In these GENIUS-less sagas Tomboy is mostly seen at home interacting with her mother who wishes she was more ladylike and a father who's nonchalant about the whole affair. Again there doesn't seem to be anything particularly "un"-girl-like about her since most gals I grew up with could get into a scrap or play sports with the guys (though they never did cozy up to my "shirts"/"skins" basketball team up suggestions---best outta a thousand). In most of these she just gets into the usual kid-like adventures such as the one where she has to retrieve her uncle's toupee which she originally mistakes for a huge wad of lint, or the time she shows some snobbish old bag photos she took of her folks while they weren't looking, an idea that would have been put to more tasteless use had this been done within the past twenty years.

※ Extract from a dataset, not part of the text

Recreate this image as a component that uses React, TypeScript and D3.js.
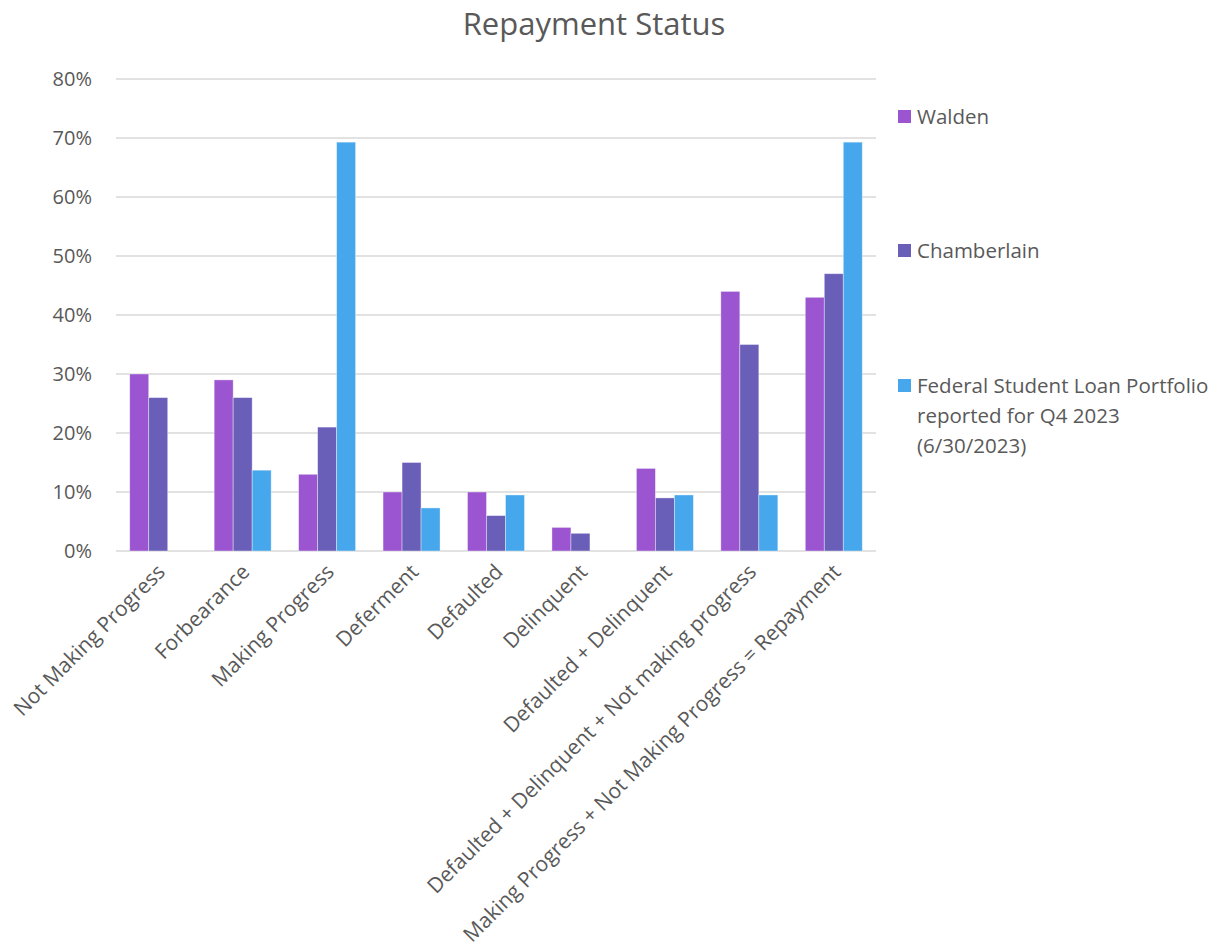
import * as d3 from 'd3';
import React, { useEffect, useRef } from 'react';

const categories = [
  'Not Making Progress',
  'Forbearance',
  'Making Progress',
  'Deferment',
  'Defaulted',
  'Delinquent',
  'Defaulted + Delinquent',
  'Defaulted + Delinquent + Not making progress',
  'Making Progress + Not Making Progress = Repayment',
];

const seriesNames = ['Walden', 'Chamberlain', 'Federal Student Loan Portfolio'];

const walden = [30, 29, 13, 10, 10, 4, 14, 44, 43];
const chamberlain = [26, 26, 21, 15, 6, 3, 9, 35, 47];
const federal = [null, 13.7, 69.3, 7.3, 9.5, null, 9.5, 9.5, 69.3];

const yTicks = [0, 10, 20, 30, 40, 50, 60, 70, 80];

const legendLines = [
  ['Walden'],
  ['Chamberlain'],
  ['Federal Student Loan Portfolio', 'reported for Q4 2023', '(6/30/2023)'],
];

const colors = ['#9b55d0', '#6a5fb8', '#47a7ec'];

const width = 1225;
const height = 951;
const margin = { top: 79, right: 349, bottom: 400, left: 116 };
const font = "'Open Sans', sans-serif";

export default function App() {
  const axisBottomRef = useRef<SVGGElement>(null);
  const axisLeftRef = useRef<SVGGElement>(null);

  const innerW = width - margin.left - margin.right;
  const innerH = height - margin.top - margin.bottom;

  const scaleX = d3.scaleBand().domain(categories).range([0, innerW]).paddingInner(0.325).paddingOuter(0.1625);
  const scaleSeries = d3.scaleBand().domain(seriesNames).range([0, scaleX.bandwidth()]);
  const scaleY = d3.scaleLinear().domain([0, 80]).range([innerH, 0]);

  const values = [walden, chamberlain, federal];

  useEffect(() => {
    if (axisLeftRef.current) {
      const g = d3.select(axisLeftRef.current);
      g.selectAll('*').remove();
      g.call(
        d3.axisLeft(scaleY).tickValues(yTicks).tickSize(0).tickPadding(24).tickFormat((d) => `${d}%`),
      );
      g.select('.domain').remove();
      g.selectAll('text')
        .attr('fill', '#595959')
        .style('font-size', '20px')
        .style('font-family', font);
    }
    if (axisBottomRef.current) {
      const g = d3.select(axisBottomRef.current);
      g.selectAll('*').remove();
      g.call(d3.axisBottom(scaleX).tickSize(0).tickPadding(0));
      g.select('.domain').remove();
      g.selectAll('text')
        .attr('fill', '#595959')
        .attr('text-anchor', 'end')
        .attr('dy', '0.35em')
        .attr('y', 0)
        .attr('transform', 'translate(3, 17) rotate(-45)')
        .style('font-size', '21px')
        .style('font-family', font);
    }
  }, []);

  return (
    <svg width={width} height={height} style={{ position: 'absolute', left: 0, top: 0, background: '#fff' }}>
      <text x={594} y={35} textAnchor="middle" fill="#595959" fontSize={31} fontFamily={font}>
        Repayment Status
      </text>
      <g transform={`translate(${margin.left}, ${margin.top})`}>
        {yTicks.map((t) => (
          <line key={t} x1={0} x2={innerW} y1={scaleY(t)} y2={scaleY(t)} stroke="#d9d9d9" strokeWidth={1.5} />
        ))}
        <g ref={axisLeftRef} />
        {categories.map((c, i) => (
          <g key={c} transform={`translate(${scaleX(c)}, 0)`}>
            {seriesNames.map((s, j) => {
              const v = values[j][i];
              if (v == null) return null;
              return (
                <rect
                  key={s}
                  x={scaleSeries(s)}
                  y={scaleY(v)}
                  width={scaleSeries.bandwidth()}
                  height={innerH - scaleY(v)}
                  fill={colors[j]}
                  stroke="#ffffff"
                  strokeOpacity={0.5}
                  strokeWidth={0.75}
                />
              );
            })}
          </g>
        ))}
        <g ref={axisBottomRef} transform={`translate(0, ${innerH})`} />
      </g>
      {legendLines.map((lines, i) => {
        const y0 = [117, 251, 386][i];
        return (
          <g key={i}>
            <rect x={898} y={y0 - 7} width={13} height={13} fill={colors[i]} />
            <text x={917} y={y0} fill="#595959" fontSize={20.5} fontFamily={font}>
              {lines.map((l, k) => (
                <tspan key={k} x={917} dy={k === 0 ? '0.35em' : 30}>
                  {l}
                </tspan>
              ))}
            </text>
          </g>
        );
      })}
    </svg>
  );
}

The sole saga which deals with her mother's concern over her boyishness will actually throw ya for a loop, what with Tomboy acting girlish for once after receiving a doll, making a red dress for it and requesting the use of mom's perfume much to mom's delight, only for her to find out that Tomboy's going tuna fishing and is using the toy for bait! Funny, I always thought that the big-time fishermen used live kittens to get the big ones, but maybe that woulda been too much for even this anarchic kids comic!

LI'L PARDNER also appears here, and no he ain't a compat of any of the othe Li'l's mentioned. This is a cowboy kid comic signed by someone names "Jersey" I believe and it doesn't quite fit into the sort of mood that the rest of the comic delivers. More rural than suburban and geared towards the western sorta kid who lived on a ranch or farm, the story presented is nice but comes off awkward in the company of the rest. Cowpoke comics lover Bill Shute might disagree, but I woulda rather read another LI'L TOMBOY or LI'L GENIUS instead.

If you're still pondering whether to purchase this 'un even after my masterful revelations, just click here for a sample story and make up your own mind for once! Of course if you don't share my crazed comic book values and all you probably won't get it, but then again I have the feeling most of you don't get GILLIGAN'S ISLAND either and like, what else is new?